The prayer posted to the United Church’s web portal is one of the myriad responses and I appreciate that we chose to offer it in a timely manner. I question, however, the merit of such a response because it underscores one of the foundational beliefs that led to the horrific killing in Paris: the existence of a supernatural being whose purposes can be divined and which, once interpreted and without mercy, must be brought about within the human community in the name of that being. This belief has led to innumerable tragedies throughout the timeline of human history and will continue to do so until it fades from our ravaged memory. If we maintain that our moral framework is dependent upon that supernatural being, we allow others to make the same claim and must defend their right to do so even if their choices and acts are radically different from our own; we do not hold the right to parcel out divine authority only to those with whom we agree.
I urge you to lead our church toward freedom from such idolatrous belief. For decades, our denomination has pressed forward the edges of social, sexual, and environmental justice. Freedom from religion is no less urgent an issue. Individuals around the world face execution and imprisonment because of the beliefs they do or do not hold. It is essential that those religious organizations that have recognized and taught the human construction of religion speak the truths they have achieved with a clear and uncompromising voice. Ours is the denomination within the Christian church that can and must do so at this critical time.

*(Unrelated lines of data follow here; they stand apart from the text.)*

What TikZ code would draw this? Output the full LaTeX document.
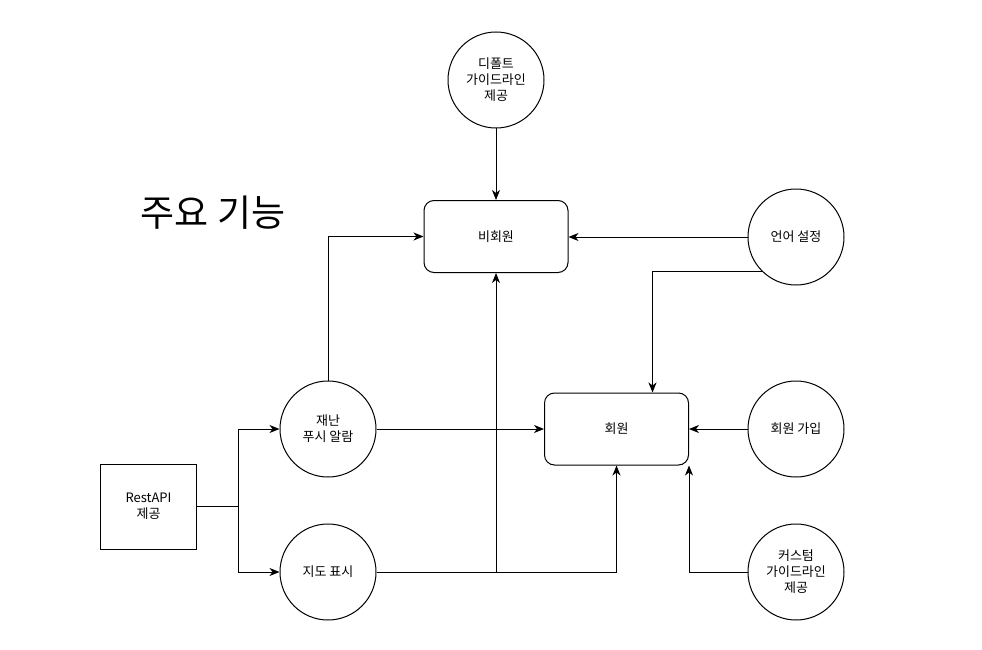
\documentclass[tikz,border=0pt]{standalone}
\usepackage{fontspec}
\setmainfont{Noto Sans CJK KR}
\usetikzlibrary{arrows.meta}
\begin{document}
\begin{tikzpicture}[x=1pt,y=-1pt,
  every node/.style={font=\fontsize{13pt}{16pt}\selectfont, align=center},
  circ/.style={draw, circle, line width=1pt, minimum size=96pt, inner sep=0pt},
  rbox/.style={draw, rounded corners=10pt, line width=1pt, minimum width=144pt, minimum height=72pt, inner sep=0pt},
  sbox/.style={draw, line width=1pt, minimum width=96pt, minimum height=85pt, inner sep=0pt},
  conn/.style={line width=1pt, -{Stealth[length=10pt,width=8pt,inset=3pt]}},
  plain/.style={line width=1pt}]
\fill[white] (0,0) rectangle (982,650);
\useasboundingbox (0,0) rectangle (982,650);

\node[circ] (dflt) at (496,80) {디폴트\\가이드라인\\제공};
\node[rbox] (nonmem) at (496,236.5) {비회원};
\node[font=\fontsize{37pt}{40pt}\selectfont] (title) at (213,213) {주요 기능};
\node[circ] (lang) at (796,237) {언어 설정};
\node[rbox] (mem) at (616.5,429) {회원};
\node[circ] (join) at (796,429) {회원 가입};
\node[circ] (alarm) at (328,429) {재난\\푸시 알람};
\node[sbox] (rest) at (148.5,506.5) {RestAPI\\제공};
\node[circ] (map) at (328,572) {지도 표시};
\node[circ] (custom) at (796,572) {커스텀\\가이드라인\\제공};

\coordinate (br) at (238,506.5);

\draw[conn] (dflt) -- (nonmem);
\draw[conn] (lang.west) -- (lang.west -| nonmem.east);
\draw[conn] (lang.south west) -| ([xshift=36pt]mem.north);
\draw[conn] (alarm.north) |- (nonmem.west);
\draw[conn] (alarm.east) -- (alarm.east -| mem.west);
\draw[conn] (join.west) -- (join.west -| mem.east);
\draw[plain] (rest.east) -- (br);
\draw[conn] (br) |- (alarm.west);
\draw[conn] (br) |- (map.west);
\draw[conn] (map.east) -| (nonmem.south);
\draw[conn] (map.east) -| (mem.south);
\draw[conn] (custom.west) -| (mem.south east);
\end{tikzpicture}
\end{document}
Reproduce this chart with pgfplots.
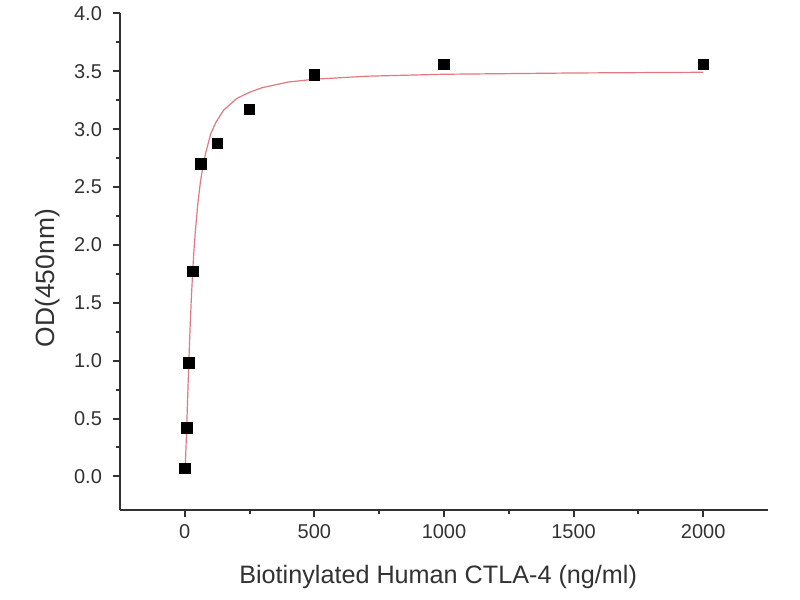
\documentclass[border=0pt]{standalone}
\usepackage{pgfplots}
\pgfplotsset{compat=1.18}
\usepackage{fontspec}
\setmainfont{Liberation Sans}
\definecolor{fitred}{RGB}{226,120,128}
\definecolor{axgray}{RGB}{50,50,50}
\begin{document}
\begin{tikzpicture}
\path[use as bounding box] (0,0) rectangle (400pt,300pt);
\begin{axis}[
  at={(60pt,45pt)}, anchor=south west,
  scale only axis, width=324pt, height=248.25pt,
  xmin=-250, xmax=2250, ymin=-0.29, ymax=4.0,
  axis lines=left, axis line style={-, axgray, line width=1.3pt},
  tick align=outside, tick style={axgray, line width=1pt},
  major tick length=3.5pt, minor tick length=2pt,
  xtick={0,500,1000,1500,2000}, ytick={0,0.5,...,4.0},
  minor x tick num=1, minor y tick num=1,
  /pgf/number format/assume math mode=true,
  yticklabel style={xshift=-2pt, /pgf/number format/.cd, fixed, fixed zerofill, precision=1},
  xticklabel style={/pgf/number format/.cd, fixed, 1000 sep={}},
  tick label style={font=\fontsize{10}{12}\selectfont, text=axgray},
  xlabel={Biotinylated Human CTLA-4 (ng/ml)},
  ylabel={OD(450nm)},
  xlabel style={font=\fontsize{12.6}{14}\selectfont, text=axgray, at={(axis description cs:0.491,-0.135)}, anchor=center},
  ylabel style={font=\fontsize{13.2}{15}\selectfont, text=axgray, at={(axis description cs:-0.111,0.467)}, anchor=center, rotate=0},
  clip=false,
]
\addplot[fitred, line width=0.6pt, no marks] coordinates {
(0,0.050) (2,0.108) (4,0.210) (6,0.333) (8,0.468) (10,0.607) (12,0.747)
(15,0.951) (18,1.140) (21,1.315) (25,1.525) (30,1.750) (35,1.940) (40,2.100)
(50,2.350) (60,2.540) (70,2.680) (80,2.790) (100,2.960) (120,3.060) (150,3.165)
(200,3.265) (250,3.320) (300,3.360) (400,3.408) (500,3.432) (700,3.458)
(1000,3.475) (1500,3.486) (2000,3.492)
};
\addplot[only marks, mark=square*, mark size=2.6pt, black] coordinates {
(0,0.07) (7.8,0.42) (15.6,0.98) (31.25,1.77) (62.5,2.70) (125,2.88)
(250,3.17) (500,3.47) (1000,3.56) (2000,3.56)
};
\end{axis}
\end{tikzpicture}
\end{document}
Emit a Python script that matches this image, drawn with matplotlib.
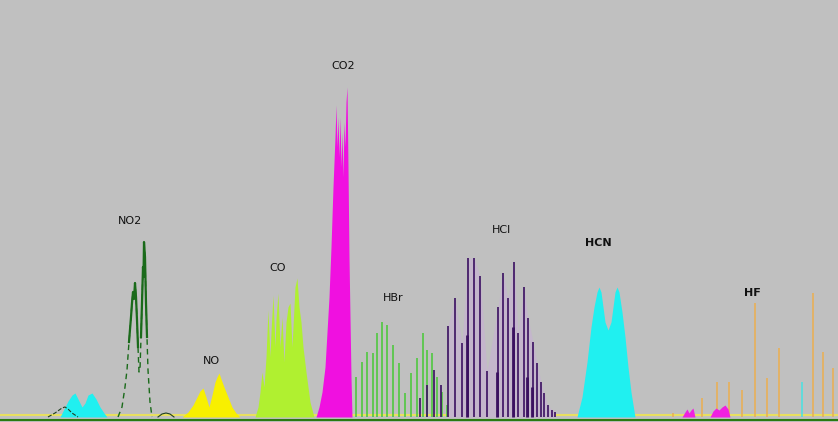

Where it may once have seemed justifiable, ours is not a time in which personal religious beliefs can be welcomed into the public sphere; we can no longer claim that the impact of religion on political and social structures is purely beneficial. This truth is obvious in the shadow of Paris, Ottawa, and countless other tragedies. We must boldly stand with those who would clear the public sphere from the prejudices of religious belief even as we defend the rights of individuals to hold whatever beliefs allow them to sleep at night.
Now is the time to speak clearly and bravely. I appeal to your vision of and commitment to a future of peace within the human family and urge you to do everything in your power, even and especially those most difficult, to make it so.